4 in 10 right-to-buy homes are now private rentals – and UK taxpayers are paying twice
Key Points
- Over four in ten homes sold under right-to-buy are now rented out privately
- Former council homes are re-let at two to three times their original social rent
- Housing benefit bill has nearly doubled since 2010
- Government reforming right-to-buy through the Social Housing Bill
- £39 billion Social and Affordable Homes Programme targets 60% social rent
Right-to-buy, the scheme that let millions of council tenants purchase their homes at a discount, is now producing one of its strangest legacies: the British taxpayer paying for the same home twice – once to build it, and again, every month, to rent it back.
Speaking at Lloyds Banking Group’s Social Housing Forum at Coin Street in London on Monday (6 July), Housing Secretary Steve Reed noted than four in ten homes sold under right-to-buy are now rented out privately.
The same properties, in many cases, are let to tenants at two or three times the rent charged when they were council homes. Where those tenants claim housing benefit, the state covers the difference.
“Taxpayers pay tens of billions in benefits to subsidise private landlords to rent out homes that taxpayers also paid to build,” Reed told the forum. He warned against a system where public money leaks continuously from the benefits system into private landlords’ pockets because the state sold the assets that would have contained the cost.
The cost to taxpayers
The housing benefit bill has nearly doubled since 2010 and there are 134,000 households in temporary accommodation. More than a million families sit on council housing waiting lists, queuing for a stock that right-to-buy has spent four decades draining faster than councils could replace it.

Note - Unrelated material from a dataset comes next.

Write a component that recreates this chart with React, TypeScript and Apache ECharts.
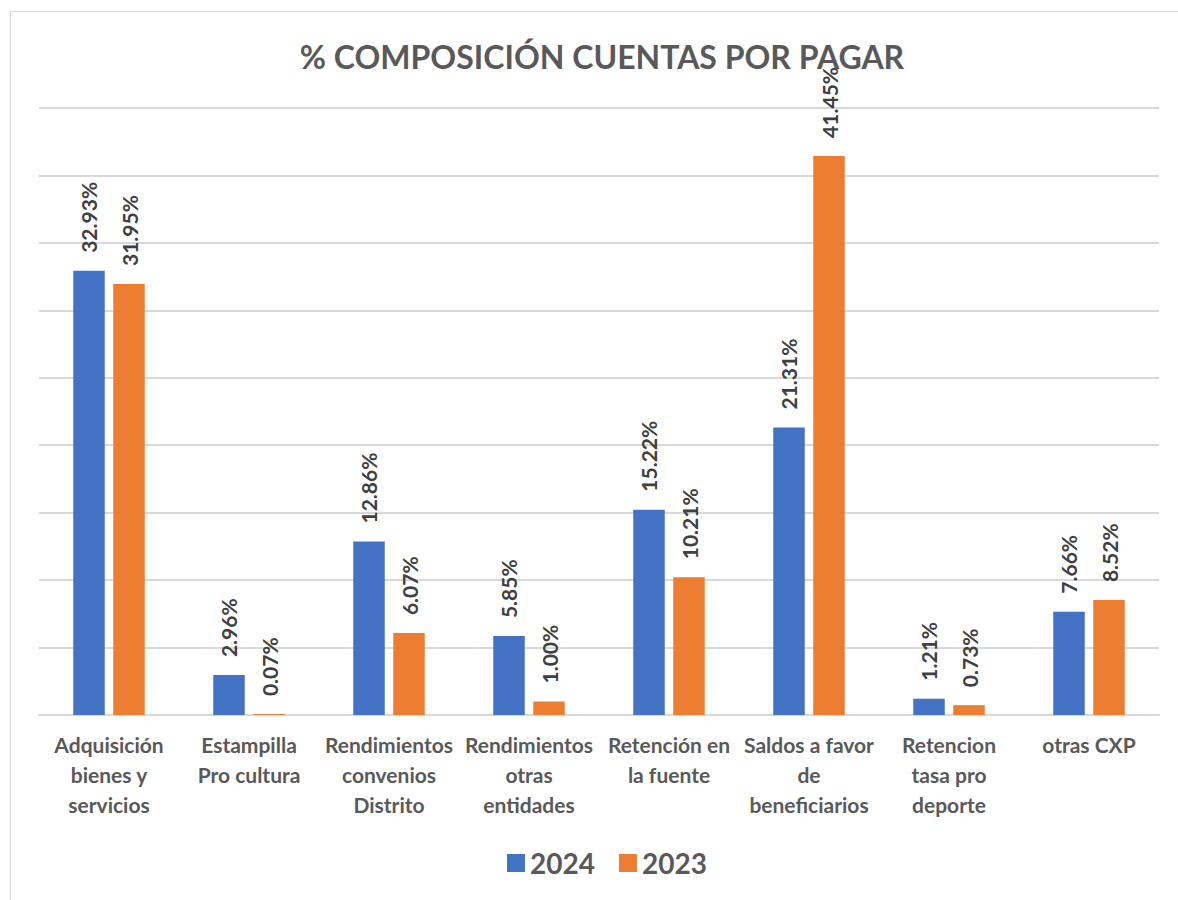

Under the current system, a council home built with public money is sold at a discount to its tenant. The tenant or, more often over time, a subsequent buyer lets the property on the private market, where rents run far above social levels.
A new tenant moves in, claims housing benefit, and the state begins paying a private landlord a premium rent on a home it originally financed. The asset is gone, but the liability remains and is growing.

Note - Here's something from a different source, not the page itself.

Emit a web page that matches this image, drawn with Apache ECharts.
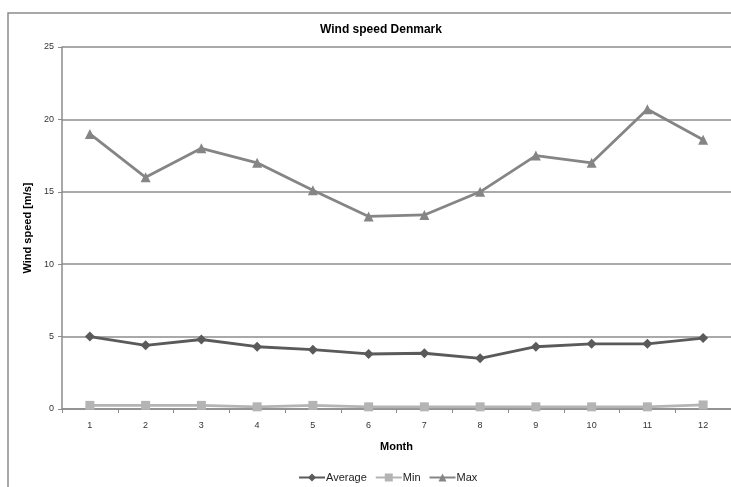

Reed was careful to frame the government’s position as pro-ownership rather than anti-aspiration.
“We support home ownership, let me make that clear, but not at the expense of providing the social housing this country needs,” he said, adding that the government backs both the tenant who wants to buy and “the aspiration of the million-plus people on council waiting lists to have somewhere decent where they can afford to live.”
Build faster than you sell
The government plans to address this issue through the Social Housing Bill, which will reform right-to-buy so that homes cannot be sold off more quickly than they can be replaced. This will act as a structural brake on the drain rather than an outright abolition.

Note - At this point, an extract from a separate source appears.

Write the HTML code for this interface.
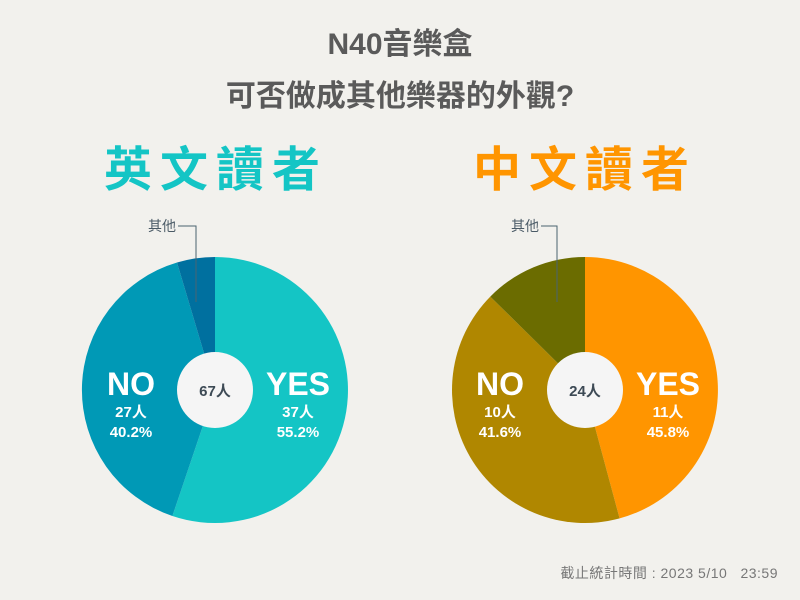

Reed described the overhaul as protecting the stock and stopping newly built homes from being sold on, closing the loop that has seen fresh public investment recycled into private portfolios.
The reform sits inside a wider programme Reed called a five-step plan for “a decade of renewal”: a generational increase in grant funding, rebuilding sector capacity, a stable regulatory regime, reinvigorated council housebuilding, and a stronger partnership with housing associations and private finance.
The headline commitment is the £39 billion Social and Affordable Homes Programme, with a target of at least 60% of homes for social rent.
Reed said council housebuilding is now at its highest level in a quarter of a century, and that starts on homes for social rent through Homes England and the Greater London Authority have doubled under this government.
A £2 billion downpayment announced in March 2025 is already moving schemes from bid to build – including a Joseph Rowntree-led development in York delivering 117 homes, 60% of them for social rent.
Alongside the grant, the government is loosening the sector’s borrowing constraints.
Reed announced £2.5 billion of low-interest loans for private registered providers, on top of a 10-year rent settlement allowing landlords to raise rents by CPI+1% annually, with rent convergence permitting additional increases for properties below formula.
Housing associations will also get equal access to building remediation funding, over £1 billion between 2026-27 and 2029-30, while councils keep the Public Works Loan Board’s preferential borrowing rate for housebuilding until March 2027.
The Small Sites Aggregator, a financing model developed with Lloyds and other partners to unlock small parcels of land for social rent, will be rolled out nationally following its pilot, with an ambition of 10,000 homes a year by the end of the Parliament.